## begin

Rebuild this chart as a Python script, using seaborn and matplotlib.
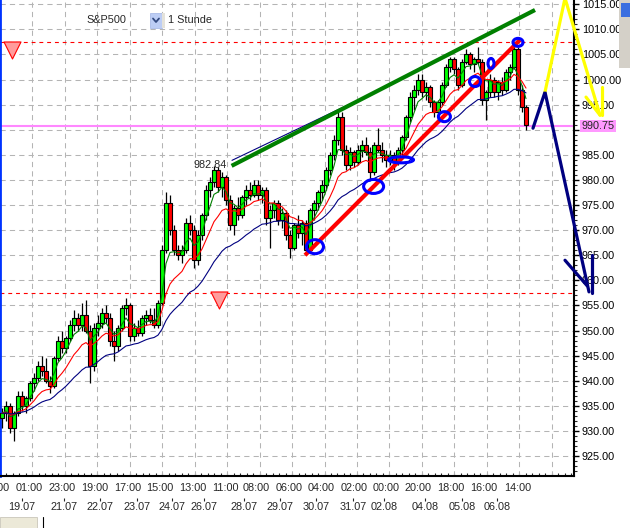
import numpy as np
import pandas as pd
import matplotlib
matplotlib.use("Agg")
import matplotlib.pyplot as plt
from matplotlib.patches import Ellipse, Rectangle
from matplotlib.lines import Line2D
from matplotlib.ticker import MultipleLocator, FixedLocator, FuncFormatter
import seaborn as sns

# ---- hourly S&P500 candles ----
opens = [932.5, 933.5, 935, 930.5, 933.5, 937, 935, 936.5, 939.5, 940.5,
         943, 942, 940, 939, 944.5, 948, 946.5, 948.5, 951, 952.5,
         951, 953, 950, 943, 950.5, 951.5, 953.5, 952.5, 948, 947,
         950.5, 954.5, 955, 949, 950.5, 949.5, 952.5, 953, 952, 951,
         955.5, 966, 975.5, 970, 966, 965, 966, 971.5, 970, 964,
         969, 973, 978, 979.5, 982, 978.5, 980.5, 976, 971, 974.5,
         973, 976.5, 978, 977, 979, 977, 978, 972.5, 974, 975.5,
         972, 973.5, 969, 966.5, 971, 969.5, 971.5, 966, 974, 975.5,
         977.5, 979, 982, 985, 988, 992.5, 986, 983, 985.5, 983.5,
         986, 987, 985.5, 981.5, 987, 986, 985, 984, 985, 983.5,
         986, 988.5, 992.5, 996.5, 998, 1000, 997.5, 998.5, 995.5, 993.5,
         995.5, 999, 1002.5, 1004, 1002, 999, 1003.5, 1005, 1003, 1004,
         1003.5, 996, 997.5, 1000, 997.5, 999.5, 998, 1001.5, 1002.5, 1006,
         998, 994.5]
highs = [934.5, 936, 935.5, 934, 938, 938, 937, 940, 941.5, 944,
         945, 944.5, 941, 945, 949, 950, 949, 952, 954, 953.5,
         955.5, 956, 951, 951.5, 953, 954.5, 955, 953.5, 950, 951,
         955, 956.5, 955.5, 951.5, 952, 953, 954, 954.5, 954.5, 956,
         967, 977.5, 977, 971, 967, 967, 972.5, 973, 971, 970,
         973.5, 979, 980.5, 982.84, 982.5, 981.5, 981, 977, 975, 976.5,
         977, 979, 979.5, 980, 980, 978.5, 978.5, 975, 976, 976,
         974.5, 974, 970, 971.5, 973, 972, 972, 974.5, 976, 978,
         980, 982.5, 985.5, 989, 993.8, 993.5, 987, 986.5, 986, 987,
         988, 988.5, 986.5, 987.5, 990.3, 987.5, 986, 986, 985.5, 986.5,
         989, 993, 997.5, 999, 1001, 1001, 999.5, 999, 996, 996,
         999.5, 1003, 1004.5, 1004.5, 1002.5, 1004, 1006, 1005.5, 1004.5, 1006.5,
         1004, 998, 1001, 1000.5, 1000, 1000.5, 1002, 1003, 1007.3, 1006.5,
         999, 995]
lows = [930.5, 932, 929.5, 928, 933, 934, 933.5, 936, 938, 940,
        941, 939.5, 937.5, 938.5, 944, 945.5, 945.5, 948, 950, 950,
        950, 949.5, 939.5, 942, 949, 950.5, 951.5, 947, 944, 946,
        950, 953, 948, 948, 949, 949, 951, 951.5, 950.5, 950.5,
        955, 965.5, 969, 965, 964, 963.5, 965.5, 969, 962.5, 963,
        968, 972, 976.5, 978.5, 977.5, 976.5, 975, 970, 969, 972,
        972.5, 975, 976, 976.5, 976, 975.5, 971, 966.5, 972.5, 971,
        970.5, 968, 964.5, 966, 968.5, 967, 965, 965.5, 972, 974,
        976, 978, 981, 984, 987, 985, 982, 982, 982.5, 983,
        984.5, 985, 980, 981, 985.5, 983.5, 982.5, 983, 982, 983,
        985, 988, 991.5, 994, 997, 996.5, 996, 994.5, 992.5, 992.5,
        995, 998.5, 1001.5, 1001, 998, 998.5, 1003, 1002, 1001.5, 1003,
        995, 992, 996.5, 996.5, 996, 997, 997.5, 1000, 1002, 997,
        993.5, 990]
closes = [933.5, 935, 930.5, 933.5, 937, 935, 936.5, 939.5, 940.5, 943,
          942, 940, 939, 944.5, 948, 946.5, 948.5, 951, 952.5, 951,
          953, 950, 943, 950.5, 951.5, 953.5, 952.5, 948, 947, 950.5,
          954.5, 955, 949, 950.5, 949.5, 952.5, 953, 952, 951, 955.5,
          966, 975.5, 970, 966, 965, 966, 971.5, 970, 964, 969,
          973, 978, 979.5, 982, 978.5, 980.5, 976, 971, 974.5, 973,
          976.5, 978, 977, 979, 977, 978, 972.5, 974, 975.5, 972,
          973.5, 969, 966.5, 971, 969.5, 971.5, 966, 974, 975.5, 977.5,
          979, 982, 985, 988, 992.5, 986, 983, 985.5, 983.5, 986,
          987, 985.5, 981.5, 987, 986, 985, 984, 985, 983.5, 986,
          988.5, 992.5, 996.5, 998, 1000, 997.5, 998.5, 995.5, 993.5, 995.5,
          999, 1002.5, 1004, 1002, 999, 1003.5, 1005, 1003, 1004, 1003.5,
          996, 997.5, 1000, 997.5, 999.5, 998, 1001.5, 1002.5, 1006, 998,
          994.5, 991]

time_bars = [-1.4, 6.75, 15.1, 23.25, 31.4, 39.5, 47.6, 55.75, 63.6, 71.9,
             79.75, 88, 96, 103.9, 112.25, 120.5, 129]
time_labels = ['03:00', '01:00', '23:00', '19:00', '17:00', '15:00', '13:00', '11:00', '08:00',
               '06:00', '04:00', '02:00', '00:00', '20:00', '18:00', '16:00', '14:00']
date_bars = [5, 15.5, 24.5, 33.75, 42.5, 50.5, 60.5, 69.5, 78.5, 87.75, 95.5, 105.75, 115, 123.75]
date_labels = ['19.07', '21.07', '22.07', '23.07', '24.07', '26.07', '28.07', '29.07',
               '30.07', '31.07', '02.08', '04.08', '05.08', '06.08']

last_price = 990.75
stop_levels = [1007.5, 957.5]
signal_bars = [2.4, 54.25]
signal_prices = [1005.8, 956.0]
high_label_bar, high_label_price = 48, 983.0

# drawn analysis lines (bar index, price)
wedge_top_x, wedge_top_y = [57.4, 133.25], [982.8, 1013.85]
wedge_top2_x, wedge_top2_y = [57.5, 99.5], [983.9, 999.9]
support_x, support_y = [75.75, 129.5], [965.0, 1007.9]
touch_bars = [78.25, 92.9, 99.75, 110.6, 118.25, 122.25, 129.0]
touch_prices = [966.7, 978.7, 984.0, 992.6, 999.6, 1003.2, 1007.4]
touch_size_px = [(17, 14), (20, 14), (25, 6), (12, 10), (11, 10), (6, 10), (10, 8)]
down_x, down_y = [132.75, 135.75, 146.75], [990.3, 997.5, 957.7]
down_head1_x, down_head1_y = [140.75, 146.3], [964.0, 958.9]
down_head2_x, down_head2_y = [147.5, 147.5], [965.0, 957.5]
up_x, up_y = [135.75, 140.75, 149.5], [997.5, 1016.2, 992.9]
up_head1_x, up_head1_y = [146.0, 149.5], [996.5, 992.9]
up_head2_x, up_head2_y = [150.0, 150.0], [998.5, 992.9]

df = pd.DataFrame({'bar': np.arange(len(closes)), 'open': opens, 'high': highs,
                   'low': lows, 'close': closes})

sns.set_style("white")
plt.rcParams['font.family'] = ['Liberation Sans', 'DejaVu Sans']
plt.rcParams['font.size'] = 7.8

W, H = 630, 528
fig = plt.figure(figsize=(W / 100, H / 100), dpi=100)
ax = fig.add_axes([0, 1 - 476 / H, 574 / W, 476 / H])
ax.set_facecolor('white')

# grid
grid_kw = dict(color='#b4b4b4', lw=0.75, ls=(0, (5, 4)), zorder=1)
for k in range(1, 18):
    ax.axvline((32.45 * k - 2) / 4, **grid_kw)
ax.grid(axis='y', which='major', **grid_kw)

# candles
up = df['close'] >= df['open']
ax.vlines(df['bar'], df['low'], df['high'], color='black', lw=0.9, zorder=3)
body = (df['close'] - df['open']).abs().clip(lower=0.2)
ax.bar(df['bar'], body, bottom=df[['open', 'close']].min(axis=1), width=0.8,
       color=np.where(up, '#00ff00', '#ff0000'), edgecolor='black', linewidth=0.8, zorder=4)

# moving averages
for span, col in [(5, '#008000'), (12, '#ff0000'), (28, '#000080')]:
    df[f'ema{span}'] = df['close'].ewm(span=span, adjust=False).mean()
    sns.lineplot(data=df, x='bar', y=f'ema{span}', ax=ax, color=col, lw=0.8,
                 estimator=None, zorder=5)
ax.set_xlabel('')
ax.set_ylabel('')

# level lines
for lvl in stop_levels:
    ax.axhline(lvl, color='#ff0000', lw=0.8, ls=(0, (3.5, 3.5)), zorder=2)
ax.axhline(last_price, color='#ff88ff', lw=1.5, zorder=2)
ax.scatter(signal_bars, signal_prices, marker='v', s=150, facecolor='#ff9c9c',
           edgecolor='#ff0000', lw=0.8, zorder=6)
ax.text(high_label_bar, high_label_price, '982.84', fontsize=7.8, va='center', ha='left', zorder=2)

# drawn trend lines
ax.plot(wedge_top2_x, wedge_top2_y, color='#000080', lw=0.8, zorder=7)
ax.plot(wedge_top_x, wedge_top_y, color='#008000', lw=3, solid_capstyle='butt', zorder=8)
ax.plot(support_x, support_y, color='#ff0000', lw=3, solid_capstyle='butt', zorder=8)
for bx, py, (wpx, hpx) in zip(touch_bars, touch_prices, touch_size_px):
    ax.add_patch(Ellipse((bx, py), wpx / 4, hpx / 5.02, fill=False, ec='#0000ff', lw=2.2, zorder=9))
arrow_kw = dict(lw=2.3, clip_on=False, zorder=10, solid_capstyle='round', solid_joinstyle='miter')
ax.plot(up_x, up_y, color='#ffff00', **arrow_kw)
ax.plot(up_head1_x, up_head1_y, color='#ffff00', **arrow_kw)
ax.plot(up_head2_x, up_head2_y, color='#ffff00', **arrow_kw)
ax.plot(down_x, down_y, color='#000080', **arrow_kw)
ax.plot(down_head1_x, down_head1_y, color='#000080', **arrow_kw)
ax.plot(down_head2_x, down_head2_y, color='#000080', **arrow_kw)

# axes
ax.set_xlim(-0.5, 143)
ax.set_ylim(921.02, 1015.84)
ax.yaxis.tick_right()
ax.yaxis.set_major_locator(MultipleLocator(5))
ax.yaxis.set_minor_locator(MultipleLocator(1))
ax.yaxis.set_major_formatter(FuncFormatter(lambda v, p: '' if abs(v - 990) < 0.1 else f'{v:.2f}'))
ax.tick_params(axis='y', which='major', direction='out', length=3.6, width=1, pad=2,
               labelsize=7.8, colors='black', right=True, left=False)
ax.tick_params(axis='y', which='minor', direction='out', length=2, width=0.8, right=True, left=False)
ax.xaxis.set_minor_locator(FixedLocator([(32.45 * k / 5 - 2) / 4 for k in range(0, 90)]))
ax.tick_params(axis='x', which='both', direction='in', length=2.5, width=0.8, bottom=True)
ax.set_xticks([])
for tb, tl in zip(time_bars, time_labels):
    ax.text(tb, -0.026, tl, transform=ax.get_xaxis_transform(), ha='center', va='center',
            fontsize=7.8, clip_on=False)
ax.spines['top'].set_visible(False)
ax.spines['left'].set_color('#0033ff')
ax.spines['left'].set_linewidth(2)
ax.spines['right'].set_color('black')
ax.spines['right'].set_linewidth(1.5)
ax.spines['bottom'].set_color('black')
ax.spines['bottom'].set_linewidth(1.5)

sec = ax.secondary_xaxis(-25 / 476)
sec.set_xticks(date_bars, labels=date_labels)
sec.tick_params(direction='in', length=2.5, width=0.8, pad=0.5, labelsize=7.8)
sec.spines['bottom'].set_visible(False)

ax.annotate(f'{last_price:.2f}', xy=(1, last_price), xycoords=ax.get_yaxis_transform(),
            xytext=(5.5, 0), textcoords='offset points', ha='left', va='center', fontsize=7.8,
            bbox=dict(boxstyle='square,pad=0.12', fc='#ff99ff', ec='none'), zorder=9,
            annotation_clip=False)

# header and window bits
def fx(x):
    return x / W

def fy(y):
    return 1 - y / H

fig.text(fx(86), fy(20), 'S&P500', fontsize=7.8, va='center', ha='left')
fig.patches.append(Rectangle((fx(150), fy(28)), 12 / W, 15 / H, transform=fig.transFigure,
                             fc='#bccdf5', ec='#a0b4e4', lw=0.5))
fig.lines.append(Line2D([fx(153), fx(156), fx(159)], [fy(18.5), fy(22), fy(18.5)],
                        transform=fig.transFigure, color='#334a80', lw=1.3))
fig.patches.append(Rectangle((fx(162), fy(28)), 3 / W, 15 / H, transform=fig.transFigure,
                             fc='#e4e2da', ec='none'))
fig.text(fx(168), fy(20), '1 Stunde', fontsize=7.8, va='center', ha='left')
fig.patches.append(Rectangle((fx(619), fy(68)), 11 / W, 68 / H, transform=fig.transFigure,
                             fc='#d4d0c8', ec='none'))
fig.patches.append(Rectangle((fx(621), fy(17)), 9 / W, 14 / H, transform=fig.transFigure,
                             fc='#3a6ee0', ec='none'))
fig.patches.append(Rectangle((fx(0), fy(528)), 37 / W, 11 / H, transform=fig.transFigure,
                             fc='#ece9d8', ec='#c0bdb0', lw=0.5))
fig.lines.append(Line2D([fx(43), fx(43)], [fy(517), fy(528)], transform=fig.transFigure,
                        color='black', lw=0.8))

fig.savefig('out.png', dpi=100)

## end

*AIM:*
Your task is to reproduce exactly the lines from the start of the data above through the line containing "import seaborn as sns", leaving every picture out.

*RESPONSE TO THIS TASK:*
Rebuild this chart as a Python script, using seaborn and matplotlib.
import numpy as np
import pandas as pd
import matplotlib
matplotlib.use("Agg")
import matplotlib.pyplot as plt
from matplotlib.patches import Ellipse, Rectangle
from matplotlib.lines import Line2D
from matplotlib.ticker import MultipleLocator, FixedLocator, FuncFormatter
import seaborn as sns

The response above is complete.